I started the cycle reluctantly – I had already made an appointment with a new RE at Cornell and was tempted to wait out the month and give my body a break but C urged me on. I’d been reading a lot about PGD and it seemed from what I read that the process might be damaging our embryos. This time I decided that I wanted to do a blastocyst cycle. Typically an embryo is transferred back to the woman’s uterus on day 3 of its little life. A blastocycst transfer takes place on day 5 when the embryo has divided into hundreds of cells. The theory behind transferring on day 5 is that most abnormal embryos will not reach the blastocyst stage. Transferring a blastocyst gives you a much greater chance of pregnancy. Most doctors will not transfer more than 2 grade A blastocysts for fear of multiples.

On May 15, 2006 10 eggs were retrieved. C and I had a running argument about ICSI. He didn’t think we needed it. He was convinced that his sperm was just fine and that 3K extra to spend on the embryologist hand picking and force fertilizing the eggs was a huge waste of money. He convinced our RE to give him an egg or two that would be placed in a dish with his sperm to fertilize naturally. When I found out that they had retrieved 10 eggs I agreed to give him 2 eggs for his experiment. The remaining 8 were all ICSI’ed and of those 7 fertilized. The two eggs involved in Chris’s experiment did not fertilize which is something we still don’t like to talk about to this day.

On Saturday May 20th 4 grade A blastocysts were placed in my uterus. I returned to our home upstate in Pawling, NY that afternoon. Most of my friends from high school were visiting that weekend and I remember not being allowed to walk up stairs or lift anything lighter than a glass of water.

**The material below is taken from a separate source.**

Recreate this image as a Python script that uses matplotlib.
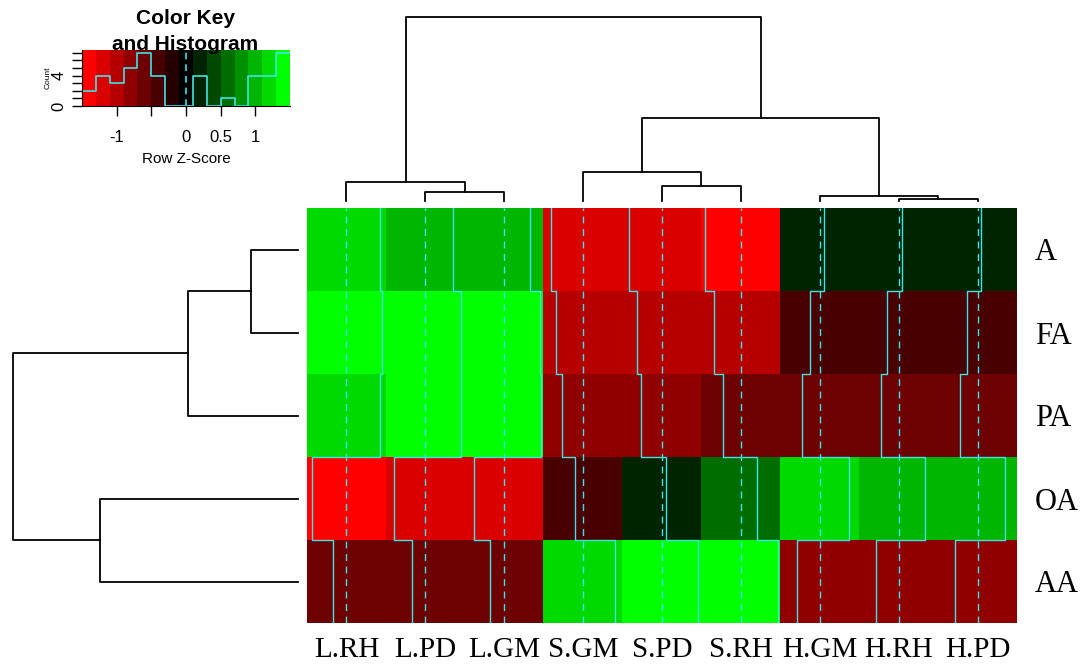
import numpy as np
import matplotlib
matplotlib.use('Agg')
import matplotlib.pyplot as plt
from matplotlib.colors import LinearSegmentedColormap, BoundaryNorm

col_labels = ['L.RH', 'L.PD', 'L.GM', 'S.GM', 'S.PD', 'S.RH', 'H.GM', 'H.RH', 'H.PD']
row_labels = ['A', 'FA', 'PA', 'OA', 'AA']

# row z-scores (rows from top to bottom)
z_A = [1.28, 1.05, 0.97, -1.22, -1.26, -1.36, 0.17, 0.14, 0.15]
z_FA = [1.37, 1.35, 1.37, -1.02, -0.96, -1.04, -0.37, -0.45, -0.40]
z_PA = [1.28, 1.35, 1.40, -0.80, -0.78, -0.68, -0.66, -0.67, -0.66]
z_OA = [-1.32, -1.18, -1.16, -0.32, 0.16, 0.62, 1.12, 0.99, 1.04]
z_AA = [-0.52, -0.51, -0.55, 1.22, 1.36, 1.40, -0.85, -0.86, -0.84]

breaks = np.linspace(-1.5, 1.5, 16)

# dendrogram merges: (left id, right id, height), new clusters numbered after leaves
col_merges = [(1, 2, 9.3), (7, 8, 2.0), (6, 10, 5.3), (4, 5, 15.3),
              (0, 9, 19.3), (3, 12, 29.3), (14, 11, 83.0), (13, 15, 183.7)]
row_merges = [(0, 1, 47.0), (5, 2, 110.0), (3, 4, 198.0), (6, 7, 285.0)]

TRACE = '#3fe3e6'
W, H = 1083, 665


def box(x0, y0, x1, y1):
    """pixel box -> figure fractions"""
    return [x0 / W, 1 - y1 / H, (x1 - x0) / W, (y1 - y0) / H]


def draw_dendro(ax, merges, n, top=True):
    pos = {i: float(i) for i in range(n)}
    hgt = {i: 0.0 for i in range(n)}
    for k, (a, b, h) in enumerate(merges):
        xs = [pos[a], pos[a], pos[b], pos[b]]
        ys = [hgt[a], h, h, hgt[b]]
        if top:
            ax.plot(xs, ys, color='black', lw=1.3, clip_on=False)
        else:
            ax.plot(ys, xs, color='black', lw=1.3, clip_on=False)
        pos[n + k] = (pos[a] + pos[b]) / 2
        hgt[n + k] = h
    ax.axis('off')


z = np.array([z_A, z_FA, z_PA, z_OA, z_AA])
nr, nc = z.shape

cmap = LinearSegmentedColormap.from_list('rg', ['#ff0000', '#000000', '#00ff00'], N=15)
norm = BoundaryNorm(breaks, cmap.N)

plt.rcParams['font.family'] = ['Liberation Sans', 'DejaVu Sans']
fig = plt.figure(figsize=(W / 100, H / 100), dpi=100)

# heatmap
ax = fig.add_axes(box(307, 208, 1017, 623))
ax.imshow(z, cmap=cmap, norm=norm, aspect='auto', interpolation='nearest')
for j in range(nc):
    ax.axvline(j, color=TRACE, lw=1, ls=(0, (5, 4)))
    xs = np.repeat(j - 0.5 + (z[:, j] - breaks[0]) / (breaks[-1] - breaks[0]), 2)
    ys = np.ravel([[i - 0.5, i + 0.5] for i in range(nr)])
    ax.plot(xs, ys, color=TRACE, lw=1)
ax.set_xlim(-0.5, nc - 0.5)
ax.set_ylim(nr - 0.5, -0.5)
ax.set_xticks(range(nc))
ax.set_xticklabels(col_labels, family='Liberation Serif', fontsize=21)
ax.yaxis.tick_right()
ax.set_yticks(range(nr))
ax.set_yticklabels(row_labels, family='Liberation Serif', fontsize=22)
ax.tick_params(length=0)
ax.tick_params(axis='x', pad=10)
ax.tick_params(axis='y', pad=13)
for s in ax.spines.values():
    s.set_visible(False)

# column dendrogram
axt = fig.add_axes(box(307, 17, 1017, 201))
draw_dendro(axt, col_merges, nc, top=True)
axt.set_xlim(-0.5, nc - 0.5)
axt.set_ylim(0, col_merges[-1][2])

# row dendrogram
axl = fig.add_axes(box(13, 208, 298, 623))
draw_dendro(axl, row_merges, nr, top=False)
axl.set_ylim(nr - 0.5, -0.5)
axl.set_xlim(row_merges[-1][2], 0)

# color key with histogram
axk = fig.add_axes(box(82, 50, 290, 106))
centers = (breaks[:-1] + breaks[1:]) / 2
axk.imshow(centers[np.newaxis, :], cmap=cmap, norm=norm, aspect='auto',
           extent=[breaks[0], breaks[-1], 0, 1], interpolation='nearest')
counts, _ = np.histogram(z.ravel(), bins=breaks)
hy = np.append(counts, counts[-1]) / counts.max() * 0.95
axk.step(breaks, hy, where='post', color=TRACE, lw=1.2)
axk.axvline(0, color=TRACE, lw=1.2, ls=(0, (4, 3)))
axk.set_xlim(breaks[0], breaks[-1])
axk.set_ylim(0, 1)
axk.set_xticks([-1, -0.5, 0, 0.5, 1])
axk.set_xticklabels(['-1', '', '0', '0.5', '1'], fontsize=12)
cticks = np.arange(counts.max() + 1)
axk.set_yticks(cticks / counts.max() * 0.95)
axk.set_yticklabels([str(c) if c in (0, 4) else '' for c in cticks],
                    fontsize=12, rotation=90, va='center')
axk.tick_params(length=7, width=1)
axk.tick_params(axis='x', pad=10)
axk.tick_params(axis='y', pad=4)
axk.set_xlabel('Row Z-Score', fontsize=11, labelpad=5)
axk.set_ylabel('Count', fontsize=6, labelpad=0)
for s in ['top', 'right']:
    axk.spines[s].set_visible(False)
fig.text(185 / W, 1 - 18 / H, 'Color Key', ha='center', va='center',
         fontsize=15, fontweight='bold')
fig.text(185 / W, 1 - 44 / H, 'and Histogram', ha='center', va='center',
         fontsize=15, fontweight='bold')

fig.savefig('out.png', dpi=100)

The days following were long and boring. I was anxious and negative. The doctor had told me that the blastocyst would implant sometime between Saturday and Tuesday. On Monday I went to the acupuncturist – a lovely Chinese man name Dr. Wan Yu. He felt my pulse and told me that he was encouraged by its strength but he was certain that nothing had implanted yet. On Wednesday I had another appointment with him. “I’m sorry, nothing has implanted yet” he told me. I was concerned. “Let me try something”…in went the needles into my ears. About an hour later I began cramping. On Thursday evening I broke down and bought some First Response Early Result pregnancy tests. The result was negative. I told C and he was a bit deflated. “We’ll try again next month”…. I went to bed that night with a heavy heart.

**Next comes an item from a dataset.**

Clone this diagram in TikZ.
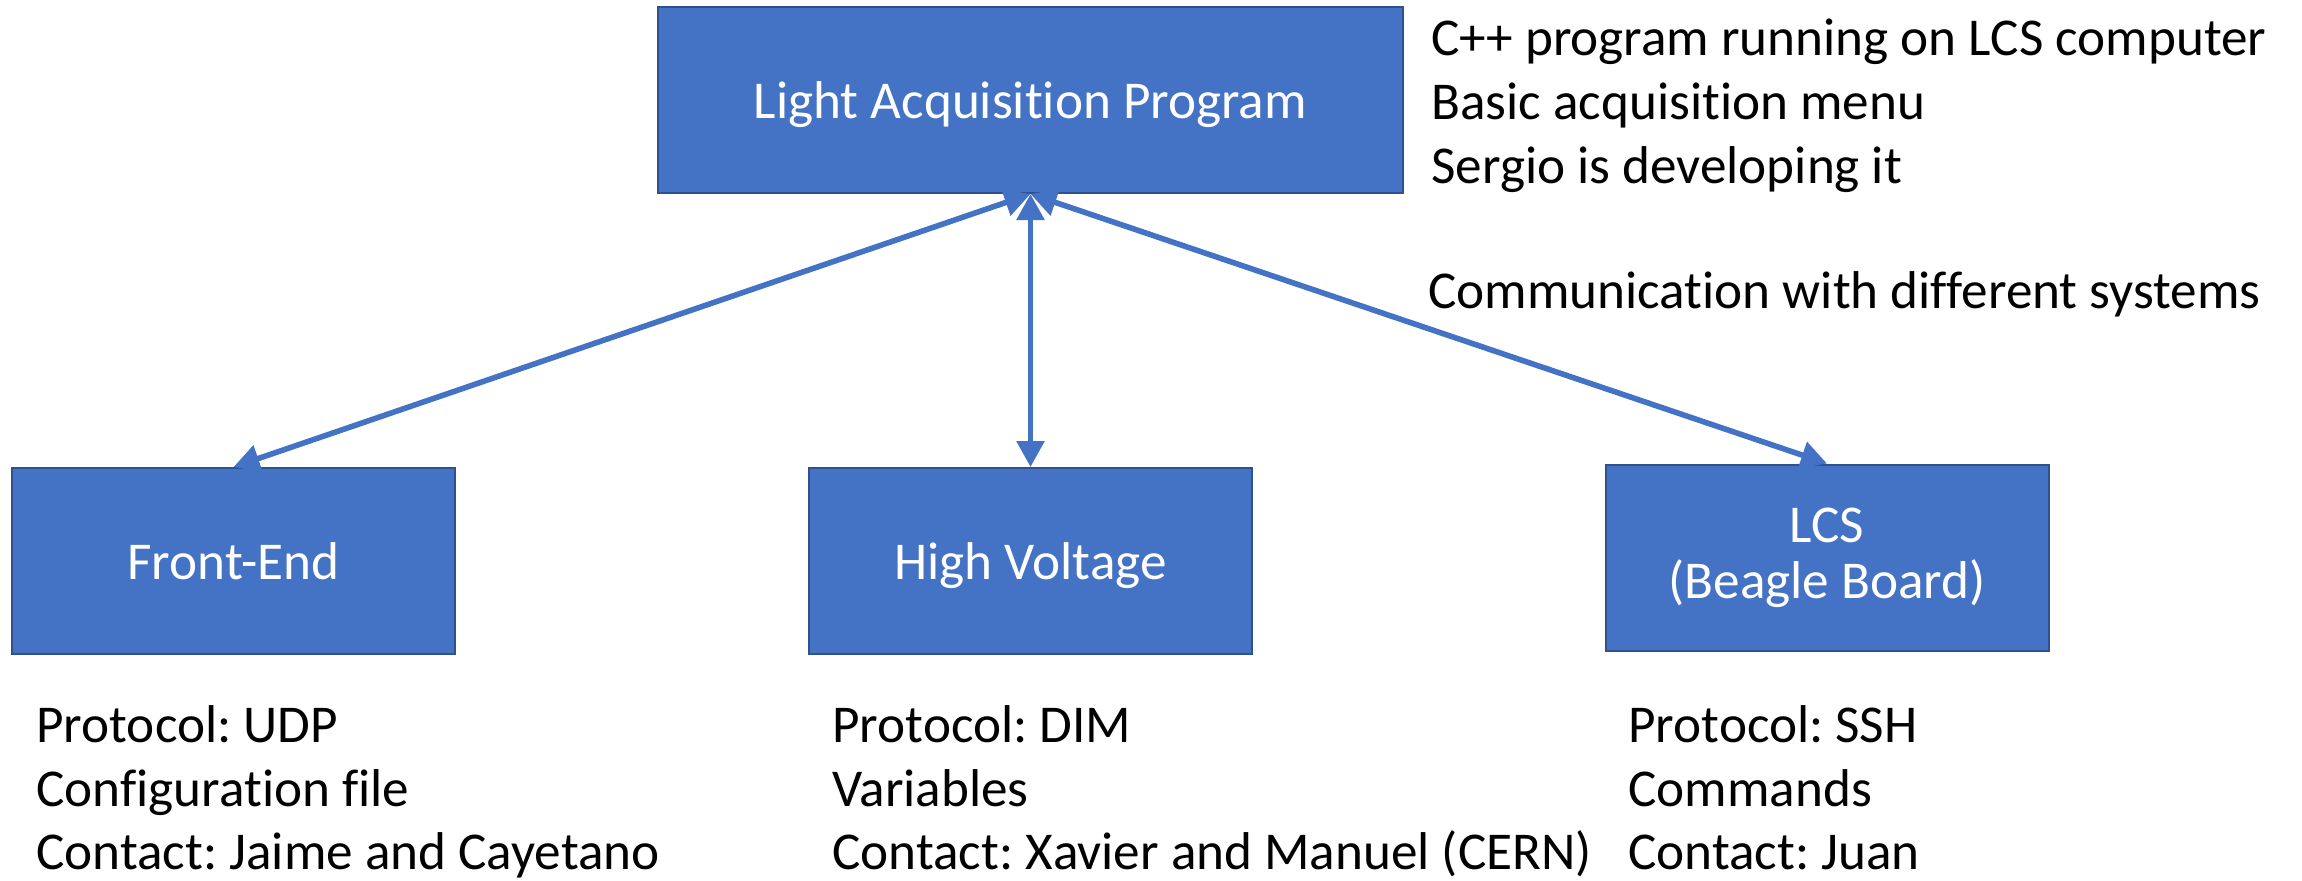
\documentclass[tikz,border=0pt]{standalone}
\usepackage{fontspec}
\setmainfont{Carlito}[Ligatures=NoCommon]
\frenchspacing
\usetikzlibrary{arrows.meta}
\definecolor{boxfill}{HTML}{4472C4}
\definecolor{boxline}{HTML}{2F528F}
\definecolor{arrowcol}{HTML}{4472C4}
\begin{document}
\begin{tikzpicture}[x=0.5pt,y=-0.5pt,
  box/.style={draw=boxline, line width=1pt, fill=boxfill, text=white, inner sep=0pt,
    minimum width=221.5pt, minimum height=93pt, font=\fontsize{26.6}{28}\selectfont},
  topbox/.style={box, minimum width=372.5pt},
  oneline/.style={text height=24.8pt, text depth=6.6pt},
  note/.style={anchor=base west, inner sep=0pt, font=\fontsize{26.6}{32}\selectfont},
  link/.style={draw=arrowcol, line width=2.8pt,
    {Triangle[length=13pt,width=13.5pt]}-{Triangle[length=13pt,width=13.5pt]}}]
\useasboundingbox (0,0) rectangle (2302,880);

\node[topbox, oneline] (lap) at (1030.5,100) {Light Acquisition Program};
\node[box, oneline] (fe) at (233.5,561) {Front-End};
\node[box, oneline] (hv) at (1030.5,561) {High Voltage};
\node[box, align=center] (lcs) at (1827,557.5) {LCS\\(Beagle Board)};

\node[note] (t1) at (1431,55) {C++ program running on LCS computer};
\node[note] (t2) at (1431,119) {Basic acquisition menu};
\node[note] (t3) at (1431,183) {Sergio is developing it};
\node[note] (t4) at (1428,308) {Communication with different systems};

\node[note] (f1) at (36,742) {Protocol: UDP};
\node[note] (f2) at (36,806) {Configuration file};
\node[note] (f3) at (36,869) {Contact: Jaime and Cayetano};

\node[note] (h1) at (832,742) {Protocol: DIM};
\node[note] (h2) at (832,806) {Variables};
\node[note] (h3) at (832,869) {Contact: Xavier and Manuel (CERN)};

\node[note] (l1) at (1628,742) {Protocol: SSH};
\node[note] (l2) at (1628,806) {Commands};
\node[note] (l3) at (1628,869) {Contact: Juan};

\draw[link] (lap.south) -- (fe.north);
\draw[link] (lap.south) -- (hv.north);
\draw[link] (lap.south) -- (lcs.north);
\end{tikzpicture}
\end{document}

The next morning I decided to try just one more test before I went to work. The result was negative, as expected. I called C to tell him that the cycle was officially over. As we were talking I glanced at the test and saw a very faint line. So faint that I thought perhaps my mind was playing tricks on me. “Don’t get your hopes up, honey”, C advised.

I quickly got dressed, grabbed the pregnancy test and got in a taxi to go to work. When I boss showed up I pulled him aside and showed him the test. “Yep, you’re pregnant” he told me. My friend Cheryl sat there shaking her head at me…”I can’t believe you just pulled out something you peed on and showed it to Rob”.

Finally I’d found a small glimmer of hope….but as you will soon find out, it didn’t last very long.